Abstract

AbstractAcross the Republic of Fiji, the combination of slow onset climate change and extreme weather events continues to wreak havoc. In addition to direct damages sustained from climate impacts, the uncertainties associated with changes to natural systems in combination with depletion of natural resources and declines in biodiversity provide substantial challenges for Indigenous cultures and rural semi-subsistence livelihoods. Consequently, the concept of social resilience in terms of peoples’ capacities to cope and adapt to social and ecological changes remains important.

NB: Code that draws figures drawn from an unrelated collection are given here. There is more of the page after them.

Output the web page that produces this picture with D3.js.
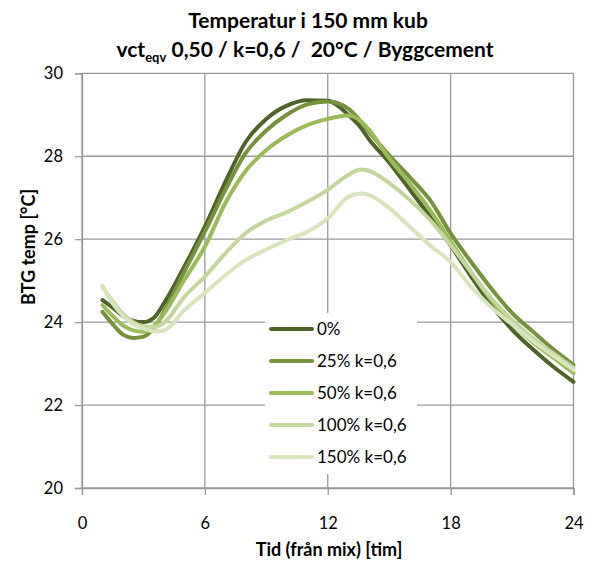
<!DOCTYPE html>
<html>
<head>
<meta charset="utf-8">
<script src="https://cdn.jsdelivr.net/npm/d3@7"></script>
<style>
  html, body { margin: 0; padding: 0; background: #fff; }
  svg { display: block; }
  text { font-family: Lato, "Open Sans", sans-serif; fill: #000; }
</style>
</head>
<body>
<svg id="chart" width="592" height="562"></svg>
<script>
// ---- data ----
const hours = [1, 1.5, 2, 2.5, 3, 3.5, 4, 5, 6, 7, 8, 9, 10, 11, 12, 13, 13.6, 14, 15, 16, 17, 18, 19, 20, 21, 22, 23, 24];
const seriesNames = ["0%", "25% k=0,6", "50% k=0,6", "100% k=0,6", "150% k=0,6"];
const temp0   = [24.53, 24.35, 24.15, 24.03, 24.00, 24.10, 24.45, 25.34, 26.30, 27.38, 28.35, 28.90, 29.22, 29.35, 29.34, 29.00, 28.70, 28.42, 27.85, 27.20, 26.54, 25.85, 25.10, 24.40, 23.82, 23.35, 22.93, 22.56];
const temp25  = [24.25, 23.95, 23.70, 23.62, 23.65, 23.85, 24.25, 25.22, 26.18, 27.19, 28.08, 28.62, 29.00, 29.25, 29.32, 29.15, 28.85, 28.60, 28.02, 27.50, 26.94, 26.14, 25.45, 24.80, 24.22, 23.78, 23.35, 22.97];
const temp50  = [24.41, 24.15, 23.92, 23.80, 23.77, 23.90, 24.20, 25.02, 25.82, 26.87, 27.65, 28.15, 28.50, 28.75, 28.90, 28.98, 28.85, 28.65, 27.95, 27.35, 26.70, 25.95, 25.20, 24.52, 23.97, 23.52, 23.15, 22.77];
const temp100 = [24.85, 24.50, 24.20, 24.00, 23.90, 23.88, 23.98, 24.61, 25.10, 25.66, 26.15, 26.45, 26.65, 26.90, 27.19, 27.55, 27.68, 27.65, 27.35, 26.95, 26.46, 25.86, 25.20, 24.57, 24.05, 23.62, 23.25, 22.90];
const temp150 = [24.88, 24.45, 24.15, 23.95, 23.85, 23.78, 23.80, 24.29, 24.70, 25.13, 25.50, 25.75, 25.98, 26.18, 26.50, 27.02, 27.10, 27.07, 26.75, 26.30, 25.85, 25.45, 24.85, 24.35, 23.95, 23.55, 23.20, 22.85];
const xTicks = [0, 6, 12, 18, 24];
const yTicks = [20, 22, 24, 26, 28, 30];
const colors = ["#4f6228", "#76923c", "#9bbb59", "#c3d69b", "#d7e4bc"];

const allSeries = [temp0, temp25, temp50, temp100, temp150];

// ---- layout ----
const svg = d3.select("#chart");
const mLeft = 82, mRight = 573.5, mTop = 73.3, mBottom = 488;
const x = d3.scaleLinear().domain([0, 24]).range([mLeft, mRight]);
const y = d3.scaleLinear().domain([20, 30]).range([mBottom, mTop]);
const gridColor = "#999999";

// grid lines
svg.append("g").selectAll("line").data(yTicks).join("line")
  .attr("x1", mLeft).attr("x2", mRight)
  .attr("y1", d => y(d)).attr("y2", d => y(d))
  .attr("stroke", gridColor).attr("stroke-width", 1.3);
svg.append("g").selectAll("line").data(xTicks).join("line")
  .attr("x1", d => x(d)).attr("x2", d => x(d))
  .attr("y1", mTop).attr("y2", mBottom)
  .attr("stroke", gridColor).attr("stroke-width", 1.3);

// axes
const yAxis = d3.axisLeft(y).tickValues(yTicks).tickSize(7).tickPadding(12).tickFormat(d3.format("d"));
const xAxis = d3.axisBottom(x).tickValues(xTicks).tickSize(7).tickPadding(22).tickFormat(d3.format("d"));
const gy = svg.append("g").attr("transform", `translate(${mLeft},0)`).call(yAxis);
const gx = svg.append("g").attr("transform", `translate(0,${mBottom})`).call(xAxis);
[gx, gy].forEach(g => {
  g.select(".domain").attr("stroke", gridColor).attr("stroke-width", 1.3);
  g.selectAll(".tick line").attr("stroke", gridColor).attr("stroke-width", 1.3);
  g.selectAll(".tick text").attr("font-family", "Lato, 'Open Sans', sans-serif")
    .attr("font-size", 16.5).attr("fill", "#000");
});

// lines
const line = d3.line()
  .x((d, i) => x(hours[i]))
  .y(d => y(d))
  .curve(d3.curveMonotoneX);
svg.append("g").selectAll("path").data(allSeries).join("path")
  .attr("d", d => line(d))
  .attr("fill", "none")
  .attr("stroke", (d, i) => colors[i])
  .attr("stroke-width", 4)
  .attr("stroke-linejoin", "round")
  .attr("stroke-linecap", "round");

// legend
const lg = svg.append("g");
lg.append("rect").attr("x", 265).attr("y", 313).attr("width", 152).attr("height", 161).attr("fill", "#fff");
const legendRows = lg.selectAll("g").data(seriesNames).join("g")
  .attr("transform", (d, i) => `translate(271,${329 + i * 32})`);
legendRows.append("line").attr("x1", 0).attr("x2", 41).attr("y1", 0).attr("y2", 0)
  .attr("stroke", (d, i) => colors[i]).attr("stroke-width", 4).attr("stroke-linecap", "round");
legendRows.append("text").attr("x", 46).attr("y", 0).attr("dy", "0.35em")
  .attr("font-size", 17).text(d => d);

// titles
svg.append("text").attr("x", 308).attr("y", 28).attr("text-anchor", "middle")
  .attr("font-size", 21).attr("font-weight", "bold").text("Temperatur i 150 mm kub");
const t2 = svg.append("text").attr("x", 305).attr("y", 57).attr("text-anchor", "middle")
  .attr("font-size", 21).attr("font-weight", "bold").attr("xml:space", "preserve");
t2.append("tspan").text("vct");
t2.append("tspan").attr("font-size", 13).attr("dy", 5).text("eqv");
t2.append("tspan").attr("dy", -5).text(" 0,50 / k=0,6 /  20°C / Byggcement");

// axis titles
svg.append("text").attr("x", 329).attr("y", 556).attr("text-anchor", "middle")
  .attr("font-size", 18).attr("font-weight", "bold").text("Tid (från mix) [tim]");
svg.append("text").attr("transform", "translate(35,247) rotate(-90)").attr("text-anchor", "middle")
  .attr("font-size", 18).attr("font-weight", "bold").text("BTG temp [°C]");
</script>
</body>
</html>
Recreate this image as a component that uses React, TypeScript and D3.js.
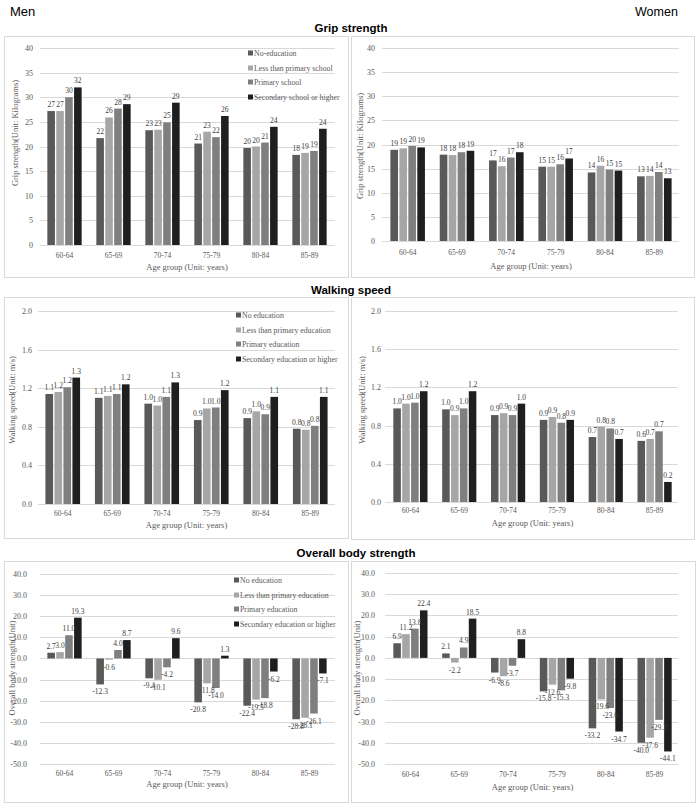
import React from "react";
import * as d3 from "d3";

const AGE_GROUPS = ["60-64", "65-69", "70-74", "75-79", "80-84", "85-89"];
const GRIP_SERIES = ["No-education", "Less than primary school", "Primary school", "Secondary school or higher"];
const EDU_SERIES = ["No education", "Less than primary education", "Primary education", "Secondary education or higher"];
const SERIES_COLORS = ["#595959", "#a6a6a6", "#7f7f7f", "#1f1f1f"];

// Grip strength (kg) - Men
const gripMenNoEdu = [27.2, 21.7, 23.3, 20.6, 19.7, 18.3];
const gripMenLessPrim = [27.2, 25.9, 23.4, 23.0, 20.0, 18.7];
const gripMenPrim = [30.0, 27.7, 24.9, 21.9, 20.8, 19.1];
const gripMenSec = [32.0, 28.6, 28.9, 26.2, 24.0, 23.6];
// Grip strength (kg) - Women
const gripWomenNoEdu = [18.9, 17.9, 16.7, 15.4, 14.2, 13.4];
const gripWomenLessPrim = [19.2, 17.8, 15.5, 15.4, 15.6, 13.5];
const gripWomenPrim = [19.7, 18.4, 17.3, 15.9, 14.8, 14.3];
const gripWomenSec = [19.4, 18.7, 18.4, 17.1, 14.6, 13.0];
// Walking speed (m/s) - Men
const walkMenNoEdu = [1.14, 1.10, 1.04, 0.87, 0.89, 0.78];
const walkMenLessPrim = [1.16, 1.12, 1.02, 0.99, 0.96, 0.77];
const walkMenPrim = [1.21, 1.14, 1.11, 1.00, 0.93, 0.81];
const walkMenSec = [1.31, 1.24, 1.26, 1.18, 1.11, 1.11];
// Walking speed (m/s) - Women
const walkWomenNoEdu = [0.98, 0.97, 0.91, 0.86, 0.68, 0.64];
const walkWomenLessPrim = [1.03, 0.91, 0.93, 0.89, 0.79, 0.66];
const walkWomenPrim = [1.04, 0.98, 0.91, 0.83, 0.77, 0.74];
const walkWomenSec = [1.16, 1.16, 1.03, 0.86, 0.66, 0.21];
// Overall body strength - Men
const bodyMenNoEdu = [2.7, -12.3, -9.4, -20.8, -22.4, -28.8];
const bodyMenLessPrim = [3.0, -0.6, -10.1, -11.8, -19.5, -28.1];
const bodyMenPrim = [11.0, 4.0, -4.2, -14.0, -18.8, -26.1];
const bodyMenSec = [19.3, 8.7, 9.6, 1.3, -6.2, -7.1];
// Overall body strength - Women
const bodyWomenNoEdu = [6.9, 2.1, -6.9, -15.8, -33.2, -40.0];
const bodyWomenLessPrim = [11.2, -2.2, -8.6, -12.6, -19.6, -37.6];
const bodyWomenPrim = [13.8, 4.9, -3.7, -15.3, -23.6, -29.2];
const bodyWomenSec = [22.4, 18.5, 8.8, -9.8, -34.7, -44.1];

const GRIP_TICKS = [0, 5, 10, 15, 20, 25, 30, 35, 40];
const WALK_TICKS = [0, 0.4, 0.8, 1.2, 1.6, 2.0];
const BODY_TICKS = [-50, -40, -30, -20, -10, 0, 10, 20, 30, 40];

const SERIF = "'Liberation Serif', 'Times New Roman', serif";
const SANS = "'Liberation Sans', Arial, sans-serif";
const GRID = "#d9d9d9";
const TXT = "#595959";

type PanelProps = {
  box: [number, number, number, number];
  xRange: [number, number];
  gridX: [number, number];
  yRange: [number, number];
  domain: [number, number];
  ticks: number[];
  tickFmt: (v: number) => string;
  labelFmt: (v: number) => string;
  tickX: number;
  catY: number;
  axisTitleY: number;
  yTitle: string;
  yTitlePos: [number, number];
  series: number[][];
  legend?: string[];
  legendPos?: { sqX: number; textX: number; rows: number[] };
};

function Panel(p: PanelProps) {
  const y = d3.scaleLinear().domain(p.domain).range(p.yRange);
  const x0 = d3.scaleBand<string>().domain(AGE_GROUPS).range(p.xRange).paddingInner(0.3).paddingOuter(0.15);
  const x1 = d3.scaleBand<number>().domain(d3.range(p.series.length)).range([0, x0.bandwidth()]).paddingInner(0.15);
  const y0 = y(0);
  const [bx, by, bw, bh] = p.box;
  const xMid = (p.xRange[0] + p.xRange[1]) / 2;
  return (
    <g>
      <rect x={bx + 0.5} y={by + 0.5} width={bw} height={bh} fill="#fff" stroke={GRID} />
      {p.ticks.map((t) => (
        <g key={"t" + t}>
          <line x1={p.gridX[0]} x2={p.gridX[1]} y1={Math.round(y(t)) + 0.5} y2={Math.round(y(t)) + 0.5} stroke={GRID} />
          <text x={p.tickX} y={y(t) + 3} textAnchor="end" fontFamily={SERIF} fontSize={8} fill={TXT}>
            {p.tickFmt(t)}
          </text>
        </g>
      ))}
      {AGE_GROUPS.map((cat, i) => (
        <g key={cat}>
          {p.series.map((vals, s) => {
            const v = vals[i];
            const bxp = (x0(cat) as number) + (x1(s) as number);
            const yv = y(v);
            return (
              <rect key={s} x={bxp} y={Math.min(yv, y0)} width={x1.bandwidth()} height={Math.abs(yv - y0)} fill={SERIES_COLORS[s]} />
            );
          })}
          {p.series.map((vals, s) => {
            const v = vals[i];
            const cx = (x0(cat) as number) + (x1(s) as number) + x1.bandwidth() / 2;
            const yv = y(v);
            return (
              <text key={"l" + s} x={cx} y={v >= 0 ? yv - 4 : yv + 10} textAnchor="middle" fontFamily={SERIF} fontSize={7.5} fill="#404040">
                {p.labelFmt(v)}
              </text>
            );
          })}
          <text x={(x0(cat) as number) + x0.bandwidth() / 2} y={p.catY + 3} textAnchor="middle" fontFamily={SERIF} fontSize={7.5} fill={TXT}>
            {cat}
          </text>
        </g>
      ))}
      <text x={xMid} y={p.axisTitleY + 3} textAnchor="middle" fontFamily={SERIF} fontSize={8.5} fill={TXT}>
        Age group (Unit: years)
      </text>
      <text
        transform={`translate(${p.yTitlePos[0]},${p.yTitlePos[1]}) rotate(-90)`}
        textAnchor="middle"
        dy="0.35em"
        fontFamily={SERIF}
        fontSize={8.5}
        fill={TXT}
      >
        {p.yTitle}
      </text>
      {p.legend && p.legendPos &&
        p.legend.map((name, s) => (
          <g key={name}>
            <rect x={p.legendPos!.sqX} y={p.legendPos!.rows[s] - 2.5} width={5} height={5} fill={SERIES_COLORS[s]} />
            <text x={p.legendPos!.textX} y={p.legendPos!.rows[s] + 3} fontFamily={SERIF} fontSize={7.8} fill={TXT}>
              {name}
            </text>
          </g>
        ))}
    </g>
  );
}

const f0 = (v: number) => v.toFixed(0);
const f1 = (v: number) => v.toFixed(1);

export default function App() {
  return (
    <div style={{ position: "absolute", left: 0, top: 0 }}>
      <svg width={700} height={807} style={{ display: "block", background: "#fff" }}>
        <text x={10} y={16} fontFamily={SANS} fontSize={13} fill="#000">Men</text>
        <text x={635} y={16} fontFamily={SANS} fontSize={12.5} fill="#000">Women</text>
        <text x={351} y={32} textAnchor="middle" fontFamily={SANS} fontWeight="bold" fontSize={11.5} fill="#000">Grip strength</text>
        <text x={351} y={294} textAnchor="middle" fontFamily={SANS} fontWeight="bold" fontSize={11.5} fill="#000">Walking speed</text>
        <text x={356} y={557} textAnchor="middle" fontFamily={SANS} fontWeight="bold" fontSize={11.5} fill="#000">Overall body strength</text>

        <Panel
          box={[4, 36, 344, 241]}
          xRange={[40, 334]}
          gridX={[40, 335]}
          yRange={[245, 48]}
          domain={[0, 40]}
          ticks={GRIP_TICKS}
          tickFmt={f0}
          labelFmt={f0}
          tickX={33}
          catY={255}
          axisTitleY={267}
          yTitle="Grip strength(Unit: Kilograms)"
          yTitlePos={[15, 133]}
          series={[gripMenNoEdu, gripMenLessPrim, gripMenPrim, gripMenSec]}
          legend={GRIP_SERIES}
          legendPos={{ sqX: 248, textX: 254, rows: [53, 68, 82, 97] }}
        />
        <Panel
          box={[351, 36, 343, 241]}
          xRange={[383, 679]}
          gridX={[382, 679]}
          yRange={[241, 48]}
          domain={[0, 40]}
          ticks={GRIP_TICKS}
          tickFmt={f0}
          labelFmt={f0}
          tickX={375}
          catY={252}
          axisTitleY={266}
          yTitle="Grip strength(Unit: Kilograms)"
          yTitlePos={[360, 146]}
          series={[gripWomenNoEdu, gripWomenLessPrim, gripWomenPrim, gripWomenSec]}
        />
        <Panel
          box={[4, 297, 344, 241]}
          xRange={[38, 335]}
          gridX={[38, 335]}
          yRange={[504, 311]}
          domain={[0, 2]}
          ticks={WALK_TICKS}
          tickFmt={f1}
          labelFmt={f1}
          tickX={32}
          catY={513}
          axisTitleY={525}
          yTitle="Walking speed(Unit: m/s)"
          yTitlePos={[12, 400]}
          series={[walkMenNoEdu, walkMenLessPrim, walkMenPrim, walkMenSec]}
          legend={EDU_SERIES}
          legendPos={{ sqX: 236, textX: 242, rows: [315, 330, 344, 359] }}
        />
        <Panel
          box={[351, 297, 343, 242]}
          xRange={[386, 679]}
          gridX={[385, 678]}
          yRange={[502, 311]}
          domain={[0, 2]}
          ticks={WALK_TICKS}
          tickFmt={f1}
          labelFmt={f1}
          tickX={381}
          catY={510}
          axisTitleY={523}
          yTitle="Walking speed(Unit: m/s)"
          yTitlePos={[362, 400]}
          series={[walkWomenNoEdu, walkWomenLessPrim, walkWomenPrim, walkWomenSec]}
        />
        <Panel
          box={[4, 561, 344, 241]}
          xRange={[40, 334]}
          gridX={[40, 335]}
          yRange={[764, 574]}
          domain={[-50, 40]}
          ticks={BODY_TICKS}
          tickFmt={f1}
          labelFmt={f1}
          tickX={27}
          catY={773}
          axisTitleY={784}
          yTitle="Overall body strength(Unit)"
          yTitlePos={[12, 668]}
          series={[bodyMenNoEdu, bodyMenLessPrim, bodyMenPrim, bodyMenSec]}
          legend={EDU_SERIES}
          legendPos={{ sqX: 234, textX: 240, rows: [580, 595, 609, 624] }}
        />
        <Panel
          box={[351, 561, 344, 241]}
          xRange={[386, 679]}
          gridX={[385, 678]}
          yRange={[764, 573]}
          domain={[-50, 40]}
          ticks={BODY_TICKS}
          tickFmt={f1}
          labelFmt={f1}
          tickX={375}
          catY={774}
          axisTitleY={787}
          yTitle="Overall body strength(Unit)"
          yTitlePos={[357, 668]}
          series={[bodyWomenNoEdu, bodyWomenLessPrim, bodyWomenPrim, bodyWomenSec]}
        />
      </svg>
    </div>
  );
}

In this study, we examine local Indigenous systems of social resilience constructed in alignment with the traditional value of relationalism, and concomitant practices of solesolevaki (working together) and kerekere (requesting, gifting, sharing) to (i). understand how social resilience in this local setting is both reproduced and sustained, and (ii).to examine how moral conflicts and ambiguities arising between traditional modes of living and being, and newer, introduced ontologies attributed to late liberalism are affecting social resilience. We present an ethnographic sketch drawn from fieldwork observations and narratives undertaken in rural Fiji since 2016 and apply Robbins’ (2017) theorising of culture and values to examine how people reconcile competing value systems attached to two porous social orders that structure the practices and rhythms of daily life, which Merlan (2005) refers to as the intercultural.